Yet another sign of the lack of vision of the Israeli security state and the crisis that it is plunging into given the failure to resolve the conflict with Palestinians. A study by leading national security experts calls for “mowing the grass” in the West Bank and Gaza for the forseeable future.
“Mowing the Grass,” Israel’s strategy in the twenty-first century against hostile non-state groups, reflects the assumption that Israel finds itself in a protracted intractable conflict. The use of force in such a conflict is not intended to attain impossible political goals, but a strategy of attrition designed primarily to degrade the enemy capabilities. Only after showing much restraint in its military responses does Israel act forcefully to destroy the capabilities of its foes, hoping that occasional large-scale operations have a temporary deterrent effect in order to create periods of quiet along its borders.

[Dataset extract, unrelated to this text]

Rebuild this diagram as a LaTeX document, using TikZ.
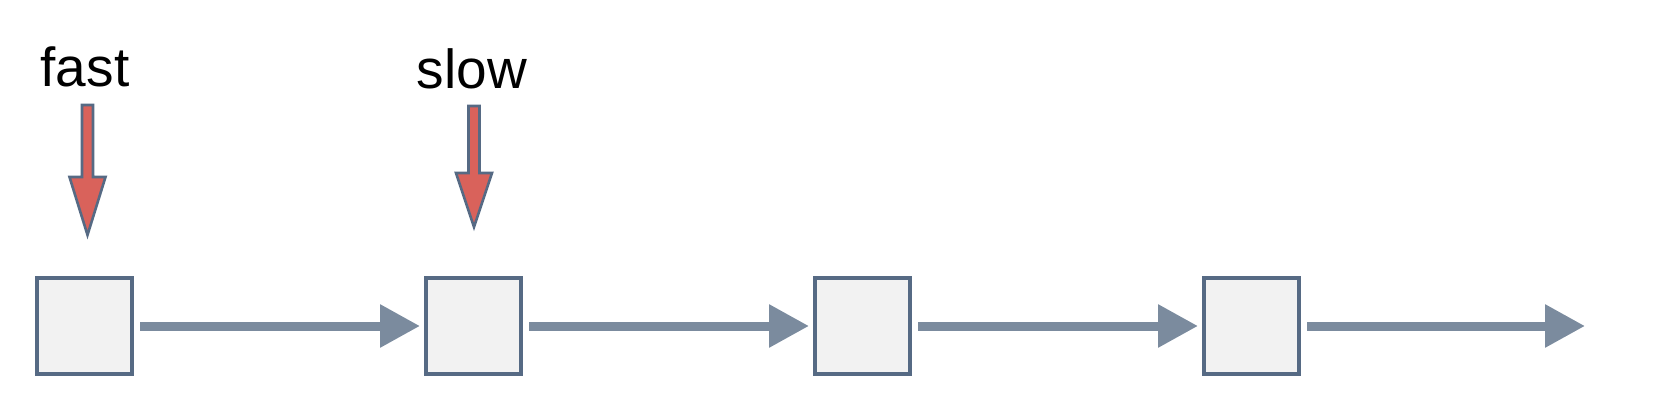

The Israeli approach is substantively different from the current Western strategic thinking on dealing with non-state military challenges.
This new Hebrew study explores the strategy in four cases: Operation Defensive Shield (2002), the Second Lebanon War (2006), Operation Cast Lead (2008-2009), and Operation Pillar of Defense (2012).
Thanks to Helena Cobban, who interviewed one of the authors of the study above in 2009, Efrain Inbar:
The most realistic scenario Inbar could foresee over the coming years in the West Bank was, “Conflict management: to lower the flames, limit the suffering, and not anger the Americans too much.”
No wonder the NYT has an Op-Ed today called the Coming Intifada, by Ali Jarbawi.